Every line from the one holding "Output the Python" through the one holding "iterations = np.arange(1, 101)" should be returned exactly, both included; the pictures should not.

→ **AVAILABLE DATA**:
━━━━━━

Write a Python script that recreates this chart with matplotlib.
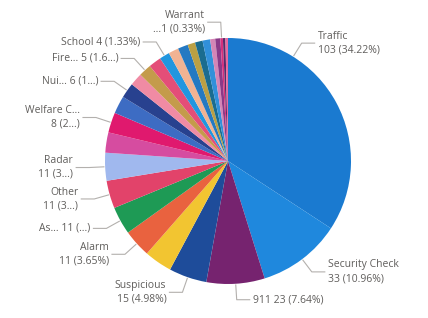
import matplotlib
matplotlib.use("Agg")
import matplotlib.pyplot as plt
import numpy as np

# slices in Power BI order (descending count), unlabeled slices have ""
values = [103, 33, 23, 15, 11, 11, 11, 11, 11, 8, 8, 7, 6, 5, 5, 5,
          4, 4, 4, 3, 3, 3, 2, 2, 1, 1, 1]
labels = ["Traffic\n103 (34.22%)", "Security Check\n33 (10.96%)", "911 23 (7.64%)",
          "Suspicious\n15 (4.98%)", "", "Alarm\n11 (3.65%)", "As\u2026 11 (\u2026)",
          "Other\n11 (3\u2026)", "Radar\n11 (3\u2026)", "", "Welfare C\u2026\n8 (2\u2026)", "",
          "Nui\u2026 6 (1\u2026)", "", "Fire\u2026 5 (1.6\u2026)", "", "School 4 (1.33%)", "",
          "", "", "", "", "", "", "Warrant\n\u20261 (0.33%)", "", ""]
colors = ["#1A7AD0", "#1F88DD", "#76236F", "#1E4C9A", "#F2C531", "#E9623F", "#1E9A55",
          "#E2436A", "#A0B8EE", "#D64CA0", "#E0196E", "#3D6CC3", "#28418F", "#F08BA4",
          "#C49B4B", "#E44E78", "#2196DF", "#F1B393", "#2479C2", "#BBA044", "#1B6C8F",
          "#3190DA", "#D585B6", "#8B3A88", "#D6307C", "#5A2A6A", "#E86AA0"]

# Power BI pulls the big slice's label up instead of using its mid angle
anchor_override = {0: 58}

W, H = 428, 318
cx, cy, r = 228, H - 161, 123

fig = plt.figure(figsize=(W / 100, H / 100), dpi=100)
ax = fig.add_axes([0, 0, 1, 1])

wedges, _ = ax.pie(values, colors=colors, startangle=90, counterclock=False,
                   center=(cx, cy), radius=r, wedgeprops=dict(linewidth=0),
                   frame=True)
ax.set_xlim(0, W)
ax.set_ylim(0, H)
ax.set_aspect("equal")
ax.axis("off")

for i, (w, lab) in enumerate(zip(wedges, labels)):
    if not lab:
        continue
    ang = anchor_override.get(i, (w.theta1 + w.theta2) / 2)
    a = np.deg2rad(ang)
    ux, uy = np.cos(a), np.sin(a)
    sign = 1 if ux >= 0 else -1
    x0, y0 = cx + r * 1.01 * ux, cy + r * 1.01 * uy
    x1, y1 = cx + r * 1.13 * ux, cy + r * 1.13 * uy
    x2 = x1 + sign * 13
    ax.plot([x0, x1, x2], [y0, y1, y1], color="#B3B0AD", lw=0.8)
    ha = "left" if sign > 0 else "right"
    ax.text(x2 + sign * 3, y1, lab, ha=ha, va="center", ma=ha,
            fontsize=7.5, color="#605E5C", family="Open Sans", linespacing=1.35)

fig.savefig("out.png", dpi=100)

━━━━━━

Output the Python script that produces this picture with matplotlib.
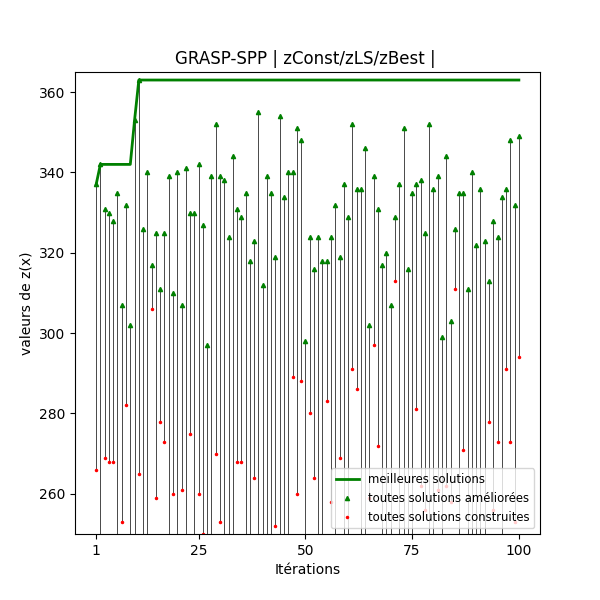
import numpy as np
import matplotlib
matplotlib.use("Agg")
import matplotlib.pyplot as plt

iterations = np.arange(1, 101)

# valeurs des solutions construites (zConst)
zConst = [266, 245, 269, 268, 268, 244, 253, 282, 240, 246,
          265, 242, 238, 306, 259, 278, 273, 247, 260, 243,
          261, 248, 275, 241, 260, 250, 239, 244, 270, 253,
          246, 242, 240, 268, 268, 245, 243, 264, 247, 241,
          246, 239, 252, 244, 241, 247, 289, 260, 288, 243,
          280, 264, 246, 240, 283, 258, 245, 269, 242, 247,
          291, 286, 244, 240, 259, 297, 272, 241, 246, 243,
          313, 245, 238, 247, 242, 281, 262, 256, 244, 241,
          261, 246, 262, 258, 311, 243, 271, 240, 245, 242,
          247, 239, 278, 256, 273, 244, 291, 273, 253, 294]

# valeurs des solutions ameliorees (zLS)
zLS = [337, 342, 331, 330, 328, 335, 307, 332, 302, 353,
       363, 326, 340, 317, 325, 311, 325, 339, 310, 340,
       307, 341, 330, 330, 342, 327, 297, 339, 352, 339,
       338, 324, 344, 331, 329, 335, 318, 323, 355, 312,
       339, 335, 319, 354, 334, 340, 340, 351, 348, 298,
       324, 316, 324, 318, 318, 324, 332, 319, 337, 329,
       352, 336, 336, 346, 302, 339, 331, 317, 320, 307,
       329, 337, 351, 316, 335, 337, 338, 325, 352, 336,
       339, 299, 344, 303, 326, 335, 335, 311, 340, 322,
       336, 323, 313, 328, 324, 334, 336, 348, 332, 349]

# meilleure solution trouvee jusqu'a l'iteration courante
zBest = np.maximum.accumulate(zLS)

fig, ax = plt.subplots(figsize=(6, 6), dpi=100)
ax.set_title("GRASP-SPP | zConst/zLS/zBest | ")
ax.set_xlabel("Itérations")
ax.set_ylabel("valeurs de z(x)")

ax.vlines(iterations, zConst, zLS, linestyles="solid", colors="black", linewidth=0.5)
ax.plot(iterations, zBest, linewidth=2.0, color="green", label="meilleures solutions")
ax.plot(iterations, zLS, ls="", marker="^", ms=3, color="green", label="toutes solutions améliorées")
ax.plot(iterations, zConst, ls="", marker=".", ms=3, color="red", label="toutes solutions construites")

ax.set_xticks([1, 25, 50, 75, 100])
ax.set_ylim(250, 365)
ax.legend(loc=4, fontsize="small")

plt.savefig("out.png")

━━━━━━

→ **OUTPUT FOR THIS EXERCISE**:
Output the Python script that produces this picture with matplotlib.
import numpy as np
import matplotlib
matplotlib.use("Agg")
import matplotlib.pyplot as plt

iterations = np.arange(1, 101)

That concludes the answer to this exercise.